There, enough bragging for one day.

Wednesday, March 30, 2011

Moms the Word

Sometimes there are so many thoughts in my head that I can never pin one down and really be grateful or happy for it. So, this is how the blog came about. Too much time has already slipped by with my littlest love turning one in January, and now with a second due in June, I decided it was time.

Avery is so amazing. There, The End. I could just end my blog this way and be a happy person, but that was not my intent. Too many of these memories are going so quickly, that I don't want to miss anything!

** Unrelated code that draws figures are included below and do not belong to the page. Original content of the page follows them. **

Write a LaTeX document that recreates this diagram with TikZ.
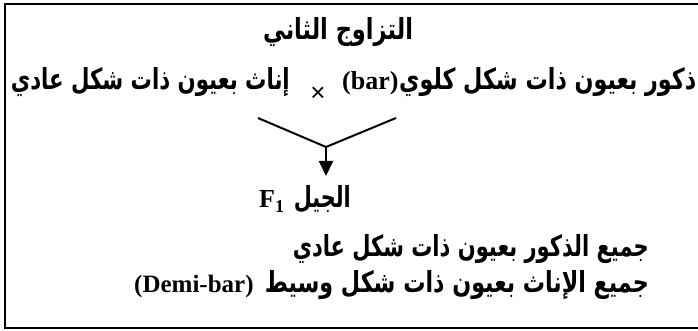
\documentclass[tikz,border=0pt]{standalone}
\usepackage{fontspec}
\usepackage{graphicx}
\usetikzlibrary{arrows.meta}
\TeXXeTstate=1
\setmainfont{Liberation Serif}
\newfontfamily\arbfont[Script=Arabic]{DejaVu Sans}
\newfontfamily\crossfont{Liberation Sans}
\newcommand{\fitw}[2]{\resizebox{#1}{\height}{#2}}
\newcommand{\artxt}[1]{{\arbfont\bfseries\beginR #1\endR}}
\begin{document}
\begin{tikzpicture}[x=1pt,y=-1pt,
  artext/.style={inner sep=0pt, font=\fontsize{29}{32}\selectfont},
  latext/.style={inner sep=0pt, font=\fontsize{26}{29}\selectfont\bfseries},
  thick line/.style={line width=2pt}]
\useasboundingbox (0,0) rectangle (698,331);
\clip (0,0) rectangle (698,331);
\fill[white] (0,0) rectangle (698,331);
% frame
\draw[thick line] (705,4) -- (4.5,4) -- (4.5,328) -- (705,328);
% title
\node[artext,anchor=base] (title) at (338,40) {\fitw{150pt}{\artxt{التزاوج الثاني}}};
% cross line
\node[artext,anchor=base east] (fem) at (290,90) {\fitw{279pt}{\artxt{إناث بعيون ذات شكل عادي}}};
\node[inner sep=0pt,font=\crossfont\fontsize{26}{26}\selectfont] (cross) at (318,94) {×};
\node[latext,anchor=base west] (bar) at (342,90) {(bar)};
\node[artext,anchor=base west] (male) at (399,90) {\fitw{297pt}{\artxt{ذكور بعيون ذات شكل كلوي}}};
% vee and arrow
\coordinate (vl) at (258,118);
\coordinate (vr) at (396,118);
\coordinate (vv) at (326,147);
\coordinate (tip) at (326,176);
\draw[thick line] (vl) -- (vv) -- (vr);
\draw[thick line,-{Triangle[width=14pt,length=15pt]}] (vv) -- (tip);
% F1
\node[latext,anchor=base west] (f1) at (259,207) {F\raisebox{-0.22em}{\fontsize{18}{18}\selectfont 1}};
\node[artext,anchor=base east] (gen) at (351,207) {\fitw{57pt}{\artxt{الجيل}}};
% results
\node[artext,anchor=base east] (l4) at (649,256) {\fitw{356pt}{\artxt{جميع الذكور بعيون ذات شكل عادي}}};
\node[artext,anchor=base east] (l5) at (649,292) {\fitw{384pt}{\artxt{جميع الإناث بعيون ذات شكل وسيط}}};
\node[latext,anchor=base west,font=\fontsize{25}{28}\selectfont\bfseries] (demi) at (134,292) {(Demi-bar)};
\end{tikzpicture}
\end{document}
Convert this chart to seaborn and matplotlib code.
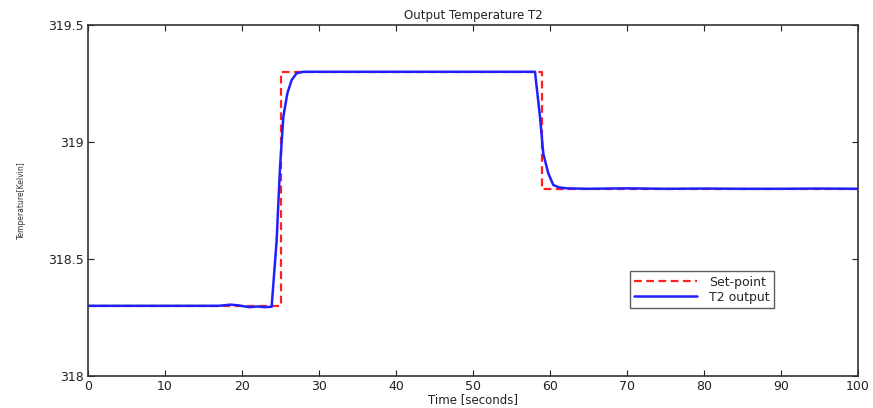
import matplotlib
matplotlib.use("Agg")
import matplotlib.pyplot as plt
import seaborn as sns
import pandas as pd

# Set-point (step signal)
sp_time = [0, 25, 25, 59, 59, 100]
sp_temp = [318.3, 318.3, 319.3, 319.3, 318.8, 318.8]

# T2 output
t2_time = [0, 10, 17, 18.5, 19.5, 21, 22, 23, 23.85, 24.5, 24.94, 25.37, 25.89,
           26.45, 27.1, 27.96, 30, 40, 50, 57, 58.05, 58.7, 59.13, 59.78, 60.43,
           61.2, 62.16, 65, 70, 75, 80, 85, 90, 95, 100]
t2_temp = [318.3, 318.3, 318.3, 318.305, 318.302, 318.294, 318.297, 318.294, 318.296,
           318.58, 318.894, 319.108, 319.208, 319.265, 319.294, 319.30, 319.30,
           319.30, 319.30, 319.30, 319.30, 319.108, 318.95, 318.866, 318.816,
           318.806, 318.802, 318.8, 318.802, 318.8, 318.801, 318.8, 318.8, 318.801, 318.8]

x_ticks = [0, 10, 20, 30, 40, 50, 60, 70, 80, 90, 100]
y_ticks = [318, 318.5, 319, 319.5]
y_tick_labels = ["318", "318.5", "319", "319.5"]

sns.set_style("white")
plt.rcParams['font.family'] = ['DejaVu Sans']

fig = plt.figure(figsize=(8.73, 4.08), dpi=100)
ax = fig.add_axes([88 / 873, 32 / 408, 770 / 873, 351 / 408])

sp_df = pd.DataFrame({"t": sp_time, "v": sp_temp})
t2_df = pd.DataFrame({"t": t2_time, "v": t2_temp})

sns.lineplot(data=sp_df, x="t", y="v", ax=ax, sort=False, estimator=None,
             color="#ff2020", linestyle=(0, (3.5, 2)), linewidth=1.6, label="Set-point")
sns.lineplot(data=t2_df, x="t", y="v", ax=ax, sort=False, estimator=None,
             color="#2020ff", linewidth=1.8, label="T2 output")

ax.set_xlim(0, 100)
ax.set_ylim(318, 319.5)
ax.set_xticks(x_ticks)
ax.set_xticklabels([str(v) for v in x_ticks])
ax.set_yticks(y_ticks)
ax.set_yticklabels(y_tick_labels)
ax.tick_params(direction="in", length=4, width=0.8, top=True, right=True,
               bottom=True, left=True, labelsize=9, colors="#222222", pad=3)
for s in ax.spines.values():
    s.set_color("#333333")
    s.set_linewidth(1.2)

ax.set_title("Output Temperature T2", fontsize=8.5, pad=4, color="#222222")
ax.set_xlabel("Time [seconds]", fontsize=8.5, labelpad=0, color="#222222")
ax.set_ylabel("Temperature[Kelvin]", fontsize=5.5, labelpad=16, color="#333333")

leg = ax.legend(loc="lower left", bbox_to_anchor=(0.704, 0.194), borderaxespad=0,
                fontsize=9, frameon=True, fancybox=False, edgecolor="#333333",
                handlelength=5, handletextpad=1.0, borderpad=0.35, labelspacing=0.15)
leg.get_frame().set_linewidth(1.0)

fig.savefig("out.png", dpi=100)
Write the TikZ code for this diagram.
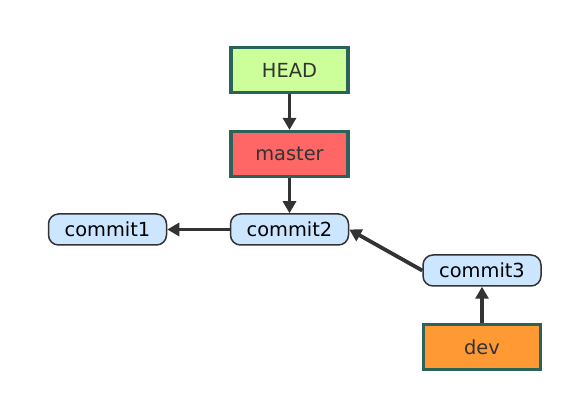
\documentclass[tikz,border=0pt]{standalone}
\usepackage{fontspec}
\setmainfont{DejaVu Sans}
\usetikzlibrary{arrows.meta}
\definecolor{tealdark}{HTML}{2B6358}
\definecolor{gray20}{HTML}{333333}
\definecolor{headgreen}{HTML}{CCFF99}
\definecolor{masterred}{HTML}{FF6666}
\definecolor{devorange}{HTML}{FF9933}
\definecolor{commitblue}{HTML}{CCE6FF}

\begin{document}
\begin{tikzpicture}[
    x=0.5pt, y=-0.5pt,
    ref/.style={rectangle, draw=tealdark, line width=1.6pt, minimum width=58.5pt, minimum height=22.5pt, inner sep=0pt, text=gray20},
    commit/.style={rectangle, rounded corners=5pt, draw=gray20, line width=0.75pt, fill=commitblue, minimum width=59pt, minimum height=15.5pt, inner sep=0pt},
    every node/.style={font=\fontsize{9.7}{11}\selectfont},
    link/.style={-{Triangle[length=6pt,width=6.5pt]}, line width=1.9pt, draw=gray20}
]
    \useasboundingbox (0,0) rectangle (574,401);

    \node[ref, fill=headgreen] (head) at (289.5,70) {HEAD};
    \node[ref, fill=masterred] (master) at (289.5,154) {master};
    \node[commit] (c1) at (107.5,229.5) {commit1};
    \node[commit] (c2) at (289.5,229.5) {commit2};
    \node[commit] (c3) at (482,270.5) {commit3};
    \node[ref, fill=devorange] (dev) at (482,347) {dev};

    \draw[link] (head) -- (master);
    \draw[link] (master) -- (c2);
    \draw[link] (c2) -- (c1);
    \draw[link] (c3.west) -- (c2.east);
    \draw[link] (dev) -- (c3);
\end{tikzpicture}
\end{document}
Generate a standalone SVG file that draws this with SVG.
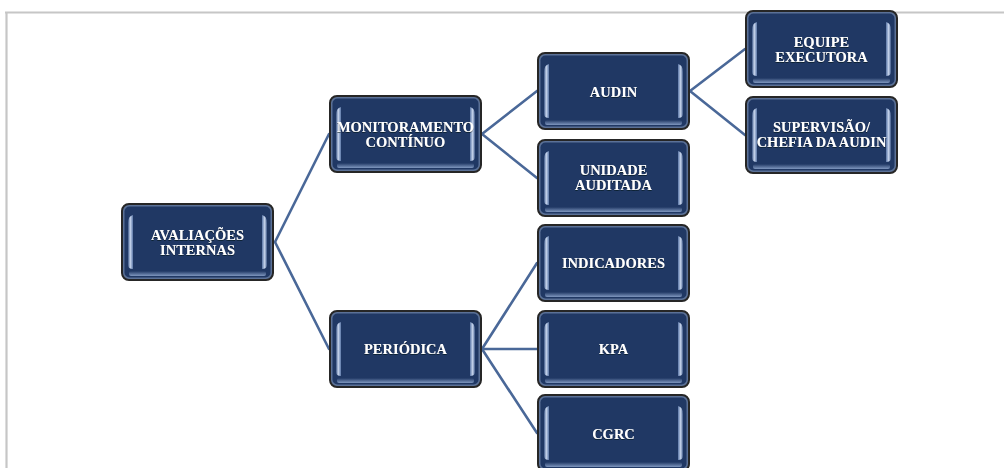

For instance, last night Avery was in her 'discovery' mode, you know where she wants to look and touch and feel everything and wants to be involved in whatever you're doing with those shiny, sharp things on the counter. It really was a revelation moment for me, but I was either at a breaking point or a 'love point' (as I like to call it). Trying to ingore her and just get done what I needed to for dinner was usually how I opperated. 'Give me five minutes and then I'll give you 20' was kinda my motto. But last night was different. I could see in her eyes that she wanted me and just wanted to do what I was doing, and I had never thought or seen that before...God's whisper? Maybe.

So, Avery and I ended up making dinner together last night, together. I popped the green beans, and she sat happily on the counter and put them in the pot that Mommy had place between her legs. Then we did the same for the potatos. She even enjoyed helping me put on the lids and placing them on the stove.

Craziness...who would have thought those twenty minutes of 'discovery' would create such a peaceful evening.

You think you kids can't teach you anything, and then they do... God is so (for lack of a better word) cool.